Not all causes of graying are scientifically proven. Factors like stress, poor diet or malnutrition, medical problems as well as drug interactions and their side effects may all play a role in the speed and spread of graying in a person.

In some cases, hair color can return to normal when the factors causing graying are remedied. However, in most cases, gray hair is just part of the natural body process.

We all know our bodies are composed of millions and millions of cells. These cells live, age, reproduce and die in cycle and constantly regenerate according to their genetic model and the function they have to carry out in the body.

For the skin, some cells are responsible for the creation of hair pigmentation. These cells are called melanocytes and their primary role is to produce melanin. The type and quantity of melanin they produce gives its color to your skin and determines its sensitivity to the sun’s UV rays. Melanocytes are also found within the cells that form hair follicles.

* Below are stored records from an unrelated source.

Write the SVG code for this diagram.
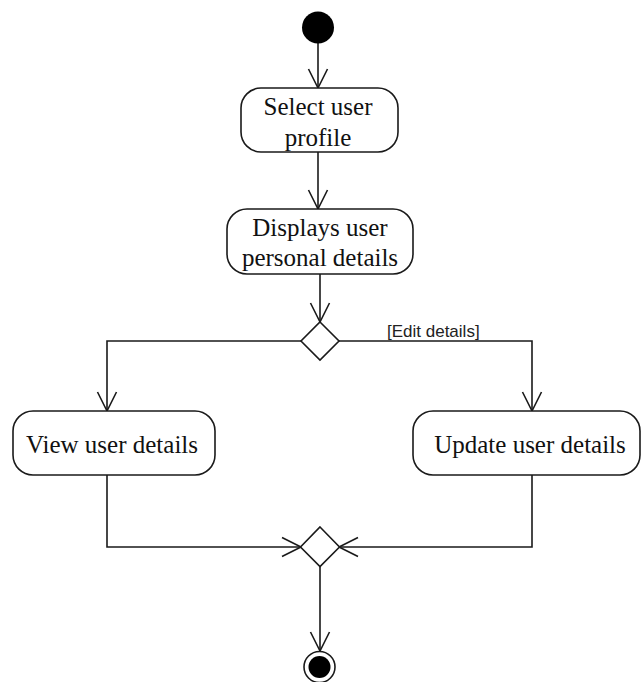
<svg xmlns="http://www.w3.org/2000/svg" width="641" height="682" viewBox="0 0 641 682">
  <style>
    .act { fill: #ffffff; stroke: #1a1a1a; stroke-width: 1.6; }
    .lbl { font-family: "Liberation Serif", "Times New Roman", serif; font-size: 25px; fill: #111111; text-anchor: middle; }
    .guard { font-family: "Liberation Sans", Arial, sans-serif; font-size: 17px; fill: #222222; }
    .flow { fill: none; stroke: #1a1a1a; stroke-width: 1.6; }
    .dot { fill: #000000; }
  </style>
  <defs>
    <marker id="open" markerUnits="userSpaceOnUse" viewBox="-1 -1 22 22" refX="19" refY="9.5" markerWidth="22" markerHeight="22" orient="auto" overflow="visible">
      <path d="M0,0 L19,9.5 L0,19" fill="none" stroke="#1a1a1a" stroke-width="1.6"/>
    </marker>
  </defs>
  <rect width="641" height="682" fill="#ffffff"/>

  <!-- connectors -->
  <g id="connectors">
    <path class="flow" d="M318,43 L318,88" marker-end="url(#open)"/>
    <path class="flow" d="M318,152 L318,209" marker-end="url(#open)"/>
    <path class="flow" d="M320,274 L320,322" marker-end="url(#open)"/>
    <path class="flow" d="M301,341 L107,341 L107,411" marker-end="url(#open)"/>
    <path class="flow" d="M339,341 L532,341 L532,411" marker-end="url(#open)"/>
    <text class="guard" x="387" y="337">[Edit details]</text>
    <path class="flow" d="M107,475 L107,547 L301,547" marker-end="url(#open)"/>
    <path class="flow" d="M532,475 L532,547 L339,547" marker-end="url(#open)"/>
    <path class="flow" d="M320,566 L320,651" marker-end="url(#open)"/>
  </g>

  <!-- initial node -->
  <g id="start">
    <circle class="dot" cx="318" cy="27.5" r="16"/>
  </g>

  <!-- actions -->
  <g id="select-profile">
    <rect class="act" x="241" y="88" width="157" height="64" rx="20" ry="20"/>
    <text class="lbl" x="318" y="115">Select user</text>
    <text class="lbl" x="318" y="146">profile</text>
  </g>

  <g id="display-details">
    <rect class="act" x="227" y="209" width="186" height="65" rx="20" ry="20"/>
    <text class="lbl" x="320" y="236">Displays user</text>
    <text class="lbl" x="320" y="266">personal details</text>
  </g>

  <!-- decision -->
  <g id="decision">
    <polygon class="act" points="320,322 339,341 320,360 301,341"/>
  </g>

  <g id="view-details">
    <rect class="act" x="13" y="411" width="202" height="64" rx="20" ry="20"/>
    <text class="lbl" x="112" y="453">View user details</text>
  </g>

  <g id="update-details">
    <rect class="act" x="413" y="411" width="227" height="64" rx="20" ry="20"/>
    <text class="lbl" x="530" y="453">Update user details</text>
  </g>

  <!-- merge -->
  <g id="merge">
    <polygon class="act" points="320,527 339.5,547 320,566.5 300.5,547"/>
  </g>

  <!-- final node -->
  <g id="end">
    <circle cx="319.5" cy="667" r="15.5" fill="#ffffff" stroke="#1a1a1a" stroke-width="1.6"/>
    <circle class="dot" cx="319.5" cy="667" r="11"/>
  </g>
</svg>
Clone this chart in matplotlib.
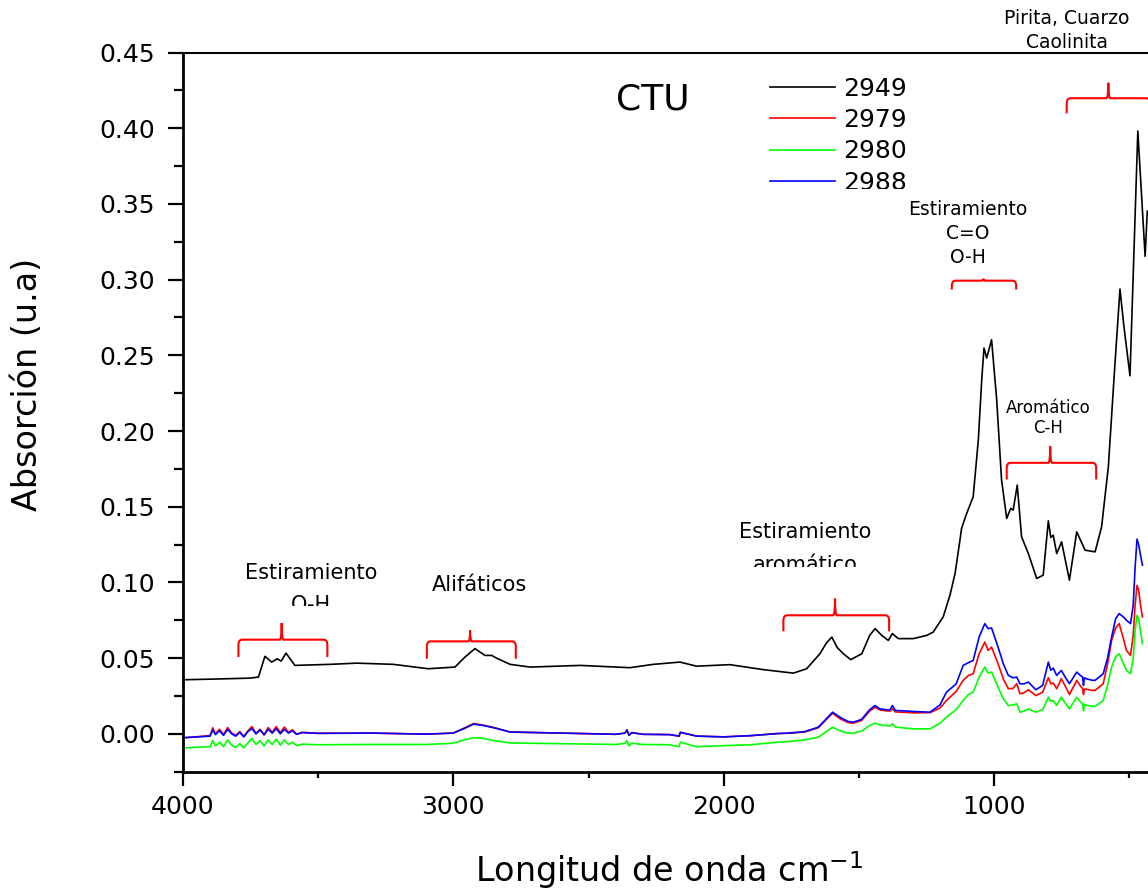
import matplotlib
matplotlib.use("Agg")
import matplotlib.pyplot as plt
from matplotlib.path import Path
from matplotlib.patches import PathPatch
from matplotlib.ticker import MultipleLocator, FormatStrFormatter
from matplotlib.transforms import Bbox, TransformedBbox

# muestra 2949 (negro)
bk_wn = [4000, 3880, 3752, 3721, 3697, 3672, 3651, 3637, 3619, 3586, 3456, 3357,
         3222, 3093, 2994, 2957, 2920, 2883, 2858, 2840, 2790, 2716, 2531, 2347,
         2260, 2162, 2100, 1977, 1853, 1742, 1693, 1644, 1620, 1600, 1580, 1557,
         1530, 1489, 1460, 1440, 1415, 1391, 1376, 1354, 1299, 1249, 1225, 1188,
         1163, 1144, 1126, 1120, 1101, 1077, 1058, 1045, 1037, 1027, 1009, 990,
         972, 953, 938, 929, 914, 898, 873, 842, 818, 799, 790, 781, 768, 750,
         721, 694, 663, 626, 602, 577, 556, 534, 520, 497, 468, 441, 433]
bk_ab = [0.0357, 0.0362, 0.0368, 0.0375, 0.0512, 0.0474, 0.0496, 0.0480, 0.0533,
         0.0452, 0.0459, 0.0467, 0.0459, 0.0430, 0.0441, 0.0507, 0.0563, 0.0518,
         0.0518, 0.0500, 0.0459, 0.0441, 0.0452, 0.0437, 0.0459, 0.0474, 0.0447,
         0.0457, 0.0424, 0.0401, 0.0430, 0.0529, 0.0600, 0.0639, 0.0570, 0.0529,
         0.0490, 0.0529, 0.0650, 0.0695, 0.0650, 0.0617, 0.0662, 0.0629, 0.0629,
         0.0650, 0.0672, 0.0772, 0.0915, 0.1059, 0.1279, 0.1357, 0.1456, 0.1566,
         0.1941, 0.2350, 0.2548, 0.2482, 0.2603, 0.2206, 0.1676, 0.1423, 0.1489,
         0.1478, 0.1643, 0.1301, 0.1191, 0.1026, 0.1048, 0.1407, 0.1297, 0.1312,
         0.1191, 0.1268, 0.1015, 0.1334, 0.1213, 0.1202, 0.1367, 0.1764, 0.2350,
         0.2938, 0.2700, 0.2365, 0.3981, 0.3154, 0.3452]

# muestras 2979 (rojo), 2980 (verde), 2988 (azul)
col_wn = [4000, 3900, 3890, 3880, 3865, 3850, 3835, 3820, 3805, 3790, 3775, 3760,
          3745, 3730, 3715, 3700, 3685, 3670, 3655, 3640, 3625, 3610, 3595, 3580,
          3560, 3500, 3300, 3100, 3000, 2960, 2925, 2890, 2850, 2790, 2600, 2400,
          2365, 2358, 2350, 2340, 2300, 2200, 2165, 2160, 2100, 2000, 1900, 1800,
          1755, 1700, 1650, 1620, 1597, 1570, 1540, 1521, 1490, 1460, 1440, 1422,
          1400, 1385, 1376, 1365, 1299, 1237, 1200, 1176, 1140, 1114, 1095, 1077,
          1055, 1034, 1022, 1009, 985, 965, 947, 930, 916, 904, 890, 873, 845, 820,
          799, 790, 781, 768, 751, 735, 721, 694, 680, 672, 669, 666, 660, 640, 626,
          596, 580, 565, 550, 537, 520, 510, 495, 485, 478, 471, 465, 458, 451]
red_ab = [-0.0026, -0.0012, 0.0040, 0.0000, 0.0030, -0.0005, 0.0042, 0.0005,
          -0.0010, 0.0015, -0.0018, 0.0020, 0.0048, 0.0003, 0.0030, -0.0008,
          0.0042, 0.0010, 0.0048, 0.0008, 0.0045, 0.0010, 0.0028, -0.0003, 0.0010,
          0.0004, 0.0005, -0.0002, 0.0005, 0.0038, 0.0068, 0.0058, 0.0042, 0.0012,
          0.0005, -0.0003, 0.0005, 0.0026, -0.0010, 0.0008, -0.0003, -0.0005,
          -0.0015, 0.0010, -0.0015, -0.0020, -0.0012, 0.0002, 0.0004, 0.0012,
          0.0040, 0.0095, 0.0136, 0.0100, 0.0075, 0.0070, 0.0088, 0.0150, 0.0176,
          0.0158, 0.0152, 0.0150, 0.0165, 0.0145, 0.0139, 0.0140, 0.0170, 0.0220,
          0.0280, 0.0353, 0.0385, 0.0397, 0.0529, 0.0606, 0.0551, 0.0573, 0.0463,
          0.0360, 0.0298, 0.0300, 0.0331, 0.0265, 0.0270, 0.0291, 0.0253, 0.0275,
          0.0371, 0.0330, 0.0335, 0.0298, 0.0364, 0.0310, 0.0260, 0.0353, 0.0315,
          0.0298, 0.0260, 0.0295, 0.0295, 0.0288, 0.0287, 0.0331, 0.0460, 0.0617,
          0.0700, 0.0728, 0.0620, 0.0551, 0.0518, 0.0650, 0.0850, 0.0981, 0.0950,
          0.0850, 0.0772]
green_ab = [-0.0093, -0.0085, -0.0045, -0.0080, -0.0055, -0.0085, -0.0040,
            -0.0075, -0.0090, -0.0065, -0.0092, -0.0060, -0.0030, -0.0070,
            -0.0045, -0.0080, -0.0040, -0.0070, -0.0035, -0.0075, -0.0040,
            -0.0070, -0.0055, -0.0078, -0.0068, -0.0072, -0.0070, -0.0070,
            -0.0062, -0.0040, -0.0025, -0.0030, -0.0045, -0.0060, -0.0065,
            -0.0070, -0.0063, -0.0045, -0.0080, -0.0062, -0.0070, -0.0072,
            -0.0085, -0.0055, -0.0085, -0.0078, -0.0072, -0.0055, -0.0050,
            -0.0040, -0.0022, 0.0015, 0.0044, 0.0020, 0.0005, 0.0004, 0.0018,
            0.0055, 0.0070, 0.0060, 0.0055, 0.0052, 0.0066, 0.0045, 0.0033,
            0.0033, 0.0070, 0.0110, 0.0160, 0.0220, 0.0260, 0.0275, 0.0375,
            0.0441, 0.0401, 0.0408, 0.0308, 0.0230, 0.0187, 0.0190, 0.0199,
            0.0143, 0.0150, 0.0165, 0.0143, 0.0160, 0.0242, 0.0215, 0.0220,
            0.0187, 0.0242, 0.0200, 0.0165, 0.0242, 0.0210, 0.0199, 0.0154,
            0.0195, 0.0190, 0.0183, 0.0181, 0.0220, 0.0320, 0.0441, 0.0510,
            0.0529, 0.0460, 0.0419, 0.0397, 0.0500, 0.0680, 0.0783, 0.0760,
            0.0680, 0.0596]
blue_ab = [-0.0026, -0.0015, 0.0025, -0.0005, 0.0020, -0.0010, 0.0030, 0.0000,
           -0.0015, 0.0010, -0.0020, 0.0015, 0.0035, 0.0000, 0.0025, -0.0005,
           0.0030, 0.0005, 0.0035, 0.0000, 0.0030, 0.0005, 0.0020, -0.0003,
           0.0008, 0.0003, 0.0005, -0.0002, 0.0005, 0.0035, 0.0064, 0.0055,
           0.0040, 0.0012, 0.0005, -0.0003, 0.0005, 0.0026, -0.0010, 0.0008,
           -0.0003, -0.0005, -0.0015, 0.0010, -0.0015, -0.0020, -0.0012, 0.0002,
           0.0006, 0.0015, 0.0044, 0.0100, 0.0143, 0.0110, 0.0082, 0.0077,
           0.0095, 0.0160, 0.0187, 0.0165, 0.0160, 0.0158, 0.0187, 0.0155,
           0.0148, 0.0143, 0.0190, 0.0275, 0.0330, 0.0452, 0.0470, 0.0485,
           0.0639, 0.0728, 0.0695, 0.0699, 0.0573, 0.0460, 0.0386, 0.0370,
           0.0375, 0.0331, 0.0330, 0.0342, 0.0291, 0.0320, 0.0474, 0.0420,
           0.0434, 0.0386, 0.0419, 0.0370, 0.0331, 0.0408, 0.0385, 0.0375,
           0.0320, 0.0370, 0.0365, 0.0355, 0.0353, 0.0397, 0.0500, 0.0639,
           0.0760, 0.0794, 0.0770, 0.0750, 0.0728, 0.0850, 0.1100, 0.1286,
           0.1250, 0.1180, 0.1114]

series = [("2949", bk_wn, bk_ab, "black"),
          ("2979", col_wn, red_ab, "#ff0000"),
          ("2980", col_wn, green_ab, "#00ff00"),
          ("2988", col_wn, blue_ab, "#0000ff")]

# llaves rojas: x izq, x der, x centro, y extremos, y barra, y pico
braces = [(3795, 3466, 3635, 0.0507, 0.0622, 0.0732),
          (3098, 2769, 2938, 0.0496, 0.0611, 0.0684),
          (1779, 1388, 1588, 0.0677, 0.0783, 0.0893),
          (953, 622, 792, 0.1680, 0.1790, 0.1900),
          (1156, 918, 1039, 0.2934, 0.2993, 0.3006),
          (731, 423, 577, 0.4098, 0.4198, 0.4300)]

# textos: x, [(linea, y base)], tamaño, corte (px desde arriba)
notes = [(3527, [("Estiramiento", 0.1021), ("O-H", 0.0809)], 15, 606),
         (2905, [("Alifáticos", 0.0944)], 15, None),
         (1697, [("Estiramiento", 0.1291), ("aromático", 0.1077)], 15, 566.7),
         (1096, [("Estiramiento", 0.3430), ("C=O", 0.3265), ("O-H", 0.3110)], 13.5, None),
         (800, [("Aromático", 0.2122), ("C-H", 0.1989)], 12, None),
         (730, [("Pirita, Cuarzo", 0.4688), ("Caolinita", 0.4533)], 13.5, None)]

W, H = 1148, 890
fig = plt.figure(figsize=(W / 100, H / 100), dpi=100)
ax = fig.add_axes([183 / W, 1 - 771.7 / H, 973.2 / W, 719.2 / H])


def clip_at(artist, ypx):
    box = Bbox([[0, 1 - ypx / H], [1, 1]])
    artist.set_clip_on(True)
    artist.set_clip_box(TransformedBbox(box, fig.transFigure))


for name, wn, ab, c in series:
    ax.plot(wn, ab, color=c, lw=1.2, label=name)

for x0, x1, xm, ye, yb, yt in braces:
    dx, dy, dm = 14, 0.0035, 7
    verts = [(x0, ye), (x0, yb - dy), (x0, yb), (x0 - dx, yb),
             (xm + dm, yb), (xm, yb), (xm, yt), (xm, yb), (xm - dm, yb),
             (x1 + dx, yb), (x1, yb), (x1, yb - dy), (x1, ye)]
    codes = [Path.MOVETO, Path.LINETO, Path.CURVE3, Path.CURVE3,
             Path.LINETO, Path.CURVE3, Path.CURVE3, Path.CURVE3, Path.CURVE3,
             Path.LINETO, Path.CURVE3, Path.CURVE3, Path.LINETO]
    ax.add_patch(PathPatch(Path(verts, codes), fill=False, ec="#ff0000",
                           lw=1.5, clip_on=False))

for x, lines, size, cut in notes:
    for txt, yb in lines:
        t = ax.text(x, yb, txt, ha="center", va="baseline", fontsize=size)
        if cut is not None:
            clip_at(t, cut)

ax.text(2261, 0.4191, "CTU", ha="center", va="center", fontsize=26)

ax.set_xlim(4000, 400)
ax.set_ylim(-0.025, 0.45)
ax.xaxis.set_major_locator(MultipleLocator(1000))
ax.xaxis.set_minor_locator(MultipleLocator(500))
ax.yaxis.set_major_locator(MultipleLocator(0.05))
ax.yaxis.set_minor_locator(MultipleLocator(0.025))
ax.yaxis.set_major_formatter(FormatStrFormatter("%.2f"))

ax.spines["right"].set_visible(False)
ax.spines["left"].set_linewidth(2)
ax.spines["bottom"].set_linewidth(2)
ax.spines["top"].set_linewidth(1.5)
ax.tick_params(axis="y", which="major", length=11, width=1.6, pad=9, labelsize=18)
ax.tick_params(axis="y", which="minor", length=6.5, width=1.6)
ax.tick_params(axis="x", which="major", length=10, width=1.6, pad=7, labelsize=18)
ax.tick_params(axis="x", which="minor", length=4.5, width=1.6)

ax.set_xlabel(r"Longitud de onda cm$^{\mathregular{-1}}$", fontsize=24, va="baseline")
ax.xaxis.set_label_coords(0.5, -0.153)
ax.set_ylabel("Absorción (u.a)", fontsize=24, va="center")
ax.yaxis.set_label_coords(-0.160, 0.538)

leg = ax.legend(loc="upper left", bbox_to_anchor=(770 / W, 1 - 76.5 / H),
                bbox_transform=fig.transFigure, frameon=False, fontsize=18,
                handlelength=2.6, handletextpad=0.32, labelspacing=0.3,
                borderpad=0, borderaxespad=0)
clip_at(leg.get_texts()[3], 189)

fig.savefig("out.png", dpi=100)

The latter allow your body and head hair to grow.

The melanin produced by these melanocytes determines the color of our hair. There are two types of melanin: red/blonde pheomelanin and brown/black eumelanin. It’s the quantity and the balance between these two that create all the natural colors of hair that we see on earth.

Of course, when we start growing older, our body cells begin to deteriorate. Some scientists have explained this deterioration comparing it to the quality of documents we get when we photocopy photocopies many times. At the end, the last photocopies’ quality starts to deteriorate. The reproduction of cells is similar to this situation that after a number of reproductions, the cells deteriorate and progressively cease to function over time or function less efficiently.
When the hair follicles’ melanocytes are faced with this phenomenon, hair growing from these follicles starts to lose its pigmentation and consequently becomes clearer. Should these melanocytes completely cease to function, hair becomes all gray. It should be underlined that hair follicles, and even stem cells, function independently of each other. That’s why gray hair is generally found in individual hairs. Even when gray hair appears to be in clusters, it’s actually separated by some other follicles.

 One of the hypotheses underlines that some graying-related factors hinder the melanocytes of the hair follicle from functioning or affect them in a way that they deteriorate the follicle’s functioning. This increases the quantity of gray hair. In some cases, these factors might be the cause behind the damage or the death of the cells (like in the case of malnutrition or chemotherapy for cancer patients.

In other cases, eliminating the factors affecting the production of melanin of the melanocytes (or the introduction of new factors supporting the growth and the reproduction of cells) might allow melanocytes to restart a normal reproduction of melanin. However, research on this topic is incomplete and, before finding a real medical remedy for gray hair, we have to wait for many years for the research to finish.
Now you understand the basics of graying. We hope this process has now become less mysterious for you. Even if the article will not make you love your gray hair, you understand now the leading causes of graying and the process that makes your hair gray.